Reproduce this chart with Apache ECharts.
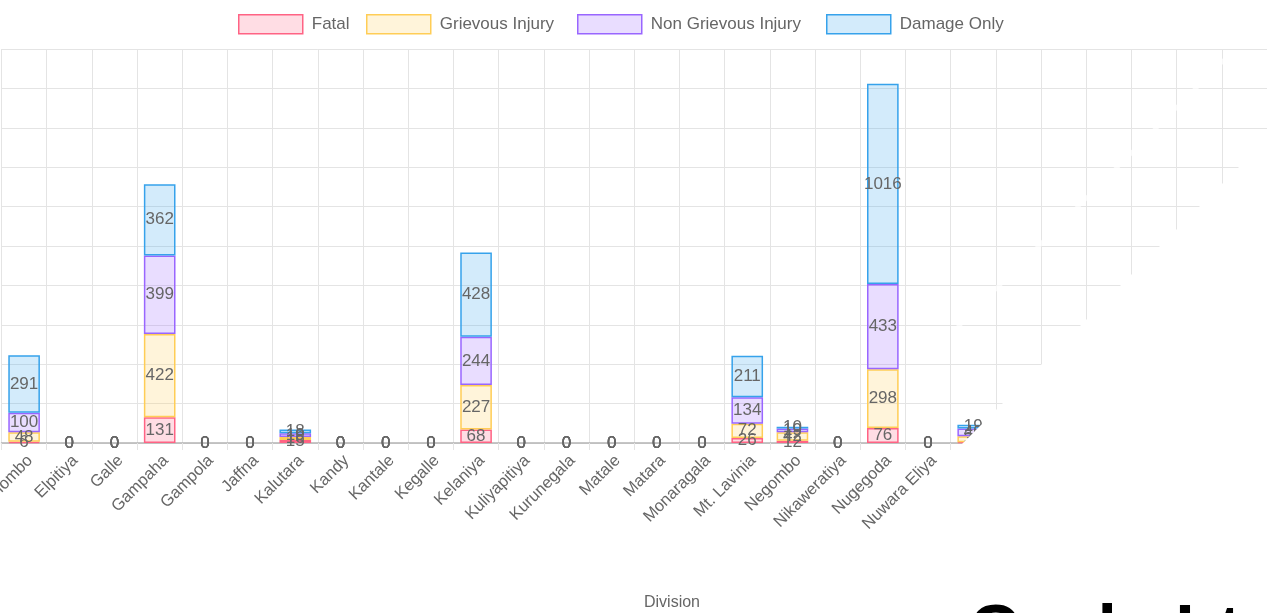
<!DOCTYPE html>
<html>
<head>
<meta charset="utf-8">
<script src="https://cdn.jsdelivr.net/npm/echarts@6/dist/echarts.min.js"></script>
<style>
  html, body { margin: 0; padding: 0; background: #fff; overflow: hidden; }
  #chart { width: 1267px; height: 613px; }
</style>
</head>
<body>
<div id="chart"></div>
<script>
// ---- data ----
const categories = ['Colombo', 'Elpitiya', 'Galle', 'Gampaha', 'Gampola', 'Jaffna', 'Kalutara', 'Kandy',
  'Kantale', 'Kegalle', 'Kelaniya', 'Kuliyapitiya', 'Kurunegala', 'Matale', 'Matara', 'Monaragala',
  'Mt. Lavinia', 'Negombo', 'Nikaweratiya', 'Nugegoda', 'Nuwara Eliya', 'Panadura', 'Polonnaruwa',
  'Puttalam', 'Ratnapura', 'Seethawakapura', 'Tangalle', 'Trincomalee'];
const fatal        = [6, 0, 0, 131, 0, 0, 15, 0, 0, 0, 68, 0, 0, 0, 0, 0, 26, 12, 0, 76, 0, 4, 0, 0, 0, 0, 0, 0];
const grievous     = [48, 0, 0, 422, 0, 0, 16, 0, 0, 0, 227, 0, 0, 0, 0, 0, 72, 42, 0, 298, 0, 30, 0, 0, 0, 0, 0, 0];
const nonGrievous  = [100, 0, 0, 399, 0, 0, 19, 0, 0, 0, 244, 0, 0, 0, 0, 0, 134, 19, 0, 433, 0, 40, 0, 0, 0, 0, 0, 0];
const damageOnly   = [291, 0, 0, 362, 0, 0, 18, 0, 0, 0, 428, 0, 0, 0, 0, 0, 211, 10, 0, 1016, 0, 19, 0, 0, 0, 0, 0, 0];
const seriesNames  = ['Fatal', 'Grievous Injury', 'Non Grievous Injury', 'Damage Only'];
const axisTitle    = 'Division';
const overlayText  = 'Cycle Ltd';

const rgb = [[255, 99, 132], [255, 205, 86], [153, 102, 255], [54, 162, 235]];
const legendLeft = [238, 366, 577, 826];
const valuesList = [fatal, grievous, nonGrievous, damageOnly];
const FONT = '"Liberation Sans", Arial, Helvetica, sans-serif';
const GRID = '#e4e4e4';

const fillOf = i => `rgba(${rgb[i].join(',')},0.22)`;
const lineOf = i => `rgb(${rgb[i].join(',')})`;

const series = seriesNames.map((name, i) => ({
  name: name,
  type: 'bar',
  stack: 'total',
  barWidth: '70%',
  // zero-height bars get no outline (as in the reference)
  data: valuesList[i].map(v => v === 0 ? { value: v, itemStyle: { borderWidth: 0 } } : v),
  itemStyle: { color: fillOf(i), borderColor: lineOf(i), borderWidth: 1.5 },
  label: { show: true, position: 'inside', color: '#666', fontSize: 17, fontFamily: FONT }
}));

const legends = seriesNames.map((n, i) => ({
  left: legendLeft[i],
  top: 14,
  padding: 0,
  itemWidth: 64,
  itemHeight: 19,
  selectedMode: false,
  icon: 'rect',
  textStyle: { color: '#666', fontSize: 17, fontFamily: FONT, padding: [0, 0, 0, 4] },
  data: [{ name: n, itemStyle: { color: fillOf(i), borderColor: lineOf(i), borderWidth: 1.5 } }]
}));

const chart = echarts.init(document.getElementById('chart'), null, { renderer: 'canvas' });
chart.setOption({
  animation: false,
  backgroundColor: '#fff',
  legend: legends,
  grid: { left: 1.5, right: 0, top: 49, bottom: 170, containLabel: false, outerBoundsMode: 'none' },
  xAxis: {
    type: 'category',
    data: categories,
    axisLine: { show: true, lineStyle: { color: '#b4b4b4', width: 1.5 } },
    axisTick: { show: true, length: 7, interval: 0, lineStyle: { color: GRID } },
    splitLine: { show: true, interval: 0, lineStyle: { color: GRID, width: 1 } },
    axisLabel: { rotate: 45, interval: 0, color: '#666', fontSize: 16.5, fontFamily: FONT, margin: 9, verticalAlign: 'top' }
  },
  yAxis: {
    type: 'value',
    min: 0,
    max: 2000,
    interval: 200,
    axisLabel: { show: false },
    axisLine: { show: false },
    axisTick: { show: false },
    splitLine: { show: true, lineStyle: { color: GRID, width: 1 } }
  },
  series: series,
  graphic: [
    {
      type: 'line', z: 100, silent: true,
      shape: { x1: 1232, y1: 52, x2: 955, y2: 330 },
      style: { stroke: 'rgba(255,255,255,0.75)', lineWidth: 4 }
    },
    {
      type: 'polygon', z: 100, silent: true,
      shape: { points: [[786, 620], [1300, 106], [1300, 620]] },
      style: { fill: '#fff' }
    },
    {
      type: 'text', z: 101, silent: true,
      x: 672, y: 603,
      style: { text: axisTitle, fill: '#666', fontSize: 16, fontFamily: FONT, align: 'center', verticalAlign: 'middle' }
    },
    {
      type: 'text', z: 102, silent: true,
      x: 969, y: 600,
      style: { text: overlayText, fill: '#000', fontSize: 70, fontWeight: 'bold', fontFamily: FONT, verticalAlign: 'top', align: 'left' }
    }
  ]
});
</script>
</body>
</html>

════════

[GIVEN EXERCISE] Write the listing out a second time exactly, dropping all images.

[TASK RESULT]
Reproduce this chart with Apache ECharts.
<!DOCTYPE html>
<html>
<head>
<meta charset="utf-8">
<script src="https://cdn.jsdelivr.net/npm/echarts@6/dist/echarts.min.js"></script>
<style>
  html, body { margin: 0; padding: 0; background: #fff; overflow: hidden; }
  #chart { width: 1267px; height: 613px; }
</style>
</head>
<body>
<div id="chart"></div>
<script>
// ---- data ----
const categories = ['Colombo', 'Elpitiya', 'Galle', 'Gampaha', 'Gampola', 'Jaffna', 'Kalutara', 'Kandy',
  'Kantale', 'Kegalle', 'Kelaniya', 'Kuliyapitiya', 'Kurunegala', 'Matale', 'Matara', 'Monaragala',
  'Mt. Lavinia', 'Negombo', 'Nikaweratiya', 'Nugegoda', 'Nuwara Eliya', 'Panadura', 'Polonnaruwa',
  'Puttalam', 'Ratnapura', 'Seethawakapura', 'Tangalle', 'Trincomalee'];
const fatal        = [6, 0, 0, 131, 0, 0, 15, 0, 0, 0, 68, 0, 0, 0, 0, 0, 26, 12, 0, 76, 0, 4, 0, 0, 0, 0, 0, 0];
const grievous     = [48, 0, 0, 422, 0, 0, 16, 0, 0, 0, 227, 0, 0, 0, 0, 0, 72, 42, 0, 298, 0, 30, 0, 0, 0, 0, 0, 0];
const nonGrievous  = [100, 0, 0, 399, 0, 0, 19, 0, 0, 0, 244, 0, 0, 0, 0, 0, 134, 19, 0, 433, 0, 40, 0, 0, 0, 0, 0, 0];
const damageOnly   = [291, 0, 0, 362, 0, 0, 18, 0, 0, 0, 428, 0, 0, 0, 0, 0, 211, 10, 0, 1016, 0, 19, 0, 0, 0, 0, 0, 0];
const seriesNames  = ['Fatal', 'Grievous Injury', 'Non Grievous Injury', 'Damage Only'];
const axisTitle    = 'Division';
const overlayText  = 'Cycle Ltd';

const rgb = [[255, 99, 132], [255, 205, 86], [153, 102, 255], [54, 162, 235]];
const legendLeft = [238, 366, 577, 826];
const valuesList = [fatal, grievous, nonGrievous, damageOnly];
const FONT = '"Liberation Sans", Arial, Helvetica, sans-serif';
const GRID = '#e4e4e4';

const fillOf = i => `rgba(${rgb[i].join(',')},0.22)`;
const lineOf = i => `rgb(${rgb[i].join(',')})`;

const series = seriesNames.map((name, i) => ({
  name: name,
  type: 'bar',
  stack: 'total',
  barWidth: '70%',
  // zero-height bars get no outline (as in the reference)
  data: valuesList[i].map(v => v === 0 ? { value: v, itemStyle: { borderWidth: 0 } } : v),
  itemStyle: { color: fillOf(i), borderColor: lineOf(i), borderWidth: 1.5 },
  label: { show: true, position: 'inside', color: '#666', fontSize: 17, fontFamily: FONT }
}));

const legends = seriesNames.map((n, i) => ({
  left: legendLeft[i],
  top: 14,
  padding: 0,
  itemWidth: 64,
  itemHeight: 19,
  selectedMode: false,
  icon: 'rect',
  textStyle: { color: '#666', fontSize: 17, fontFamily: FONT, padding: [0, 0, 0, 4] },
  data: [{ name: n, itemStyle: { color: fillOf(i), borderColor: lineOf(i), borderWidth: 1.5 } }]
}));

const chart = echarts.init(document.getElementById('chart'), null, { renderer: 'canvas' });
chart.setOption({
  animation: false,
  backgroundColor: '#fff',
  legend: legends,
  grid: { left: 1.5, right: 0, top: 49, bottom: 170, containLabel: false, outerBoundsMode: 'none' },
  xAxis: {
    type: 'category',
    data: categories,
    axisLine: { show: true, lineStyle: { color: '#b4b4b4', width: 1.5 } },
    axisTick: { show: true, length: 7, interval: 0, lineStyle: { color: GRID } },
    splitLine: { show: true, interval: 0, lineStyle: { color: GRID, width: 1 } },
    axisLabel: { rotate: 45, interval: 0, color: '#666', fontSize: 16.5, fontFamily: FONT, margin: 9, verticalAlign: 'top' }
  },
  yAxis: {
    type: 'value',
    min: 0,
    max: 2000,
    interval: 200,
    axisLabel: { show: false },
    axisLine: { show: false },
    axisTick: { show: false },
    splitLine: { show: true, lineStyle: { color: GRID, width: 1 } }
  },
  series: series,
  graphic: [
    {
      type: 'line', z: 100, silent: true,
      shape: { x1: 1232, y1: 52, x2: 955, y2: 330 },
      style: { stroke: 'rgba(255,255,255,0.75)', lineWidth: 4 }
    },
    {
      type: 'polygon', z: 100, silent: true,
      shape: { points: [[786, 620], [1300, 106], [1300, 620]] },
      style: { fill: '#fff' }
    },
    {
      type: 'text', z: 101, silent: true,
      x: 672, y: 603,
      style: { text: axisTitle, fill: '#666', fontSize: 16, fontFamily: FONT, align: 'center', verticalAlign: 'middle' }
    },
    {
      type: 'text', z: 102, silent: true,
      x: 969, y: 600,
      style: { text: overlayText, fill: '#000', fontSize: 70, fontWeight: 'bold', fontFamily: FONT, verticalAlign: 'top', align: 'left' }
    }
  ]
});
</script>
</body>
</html>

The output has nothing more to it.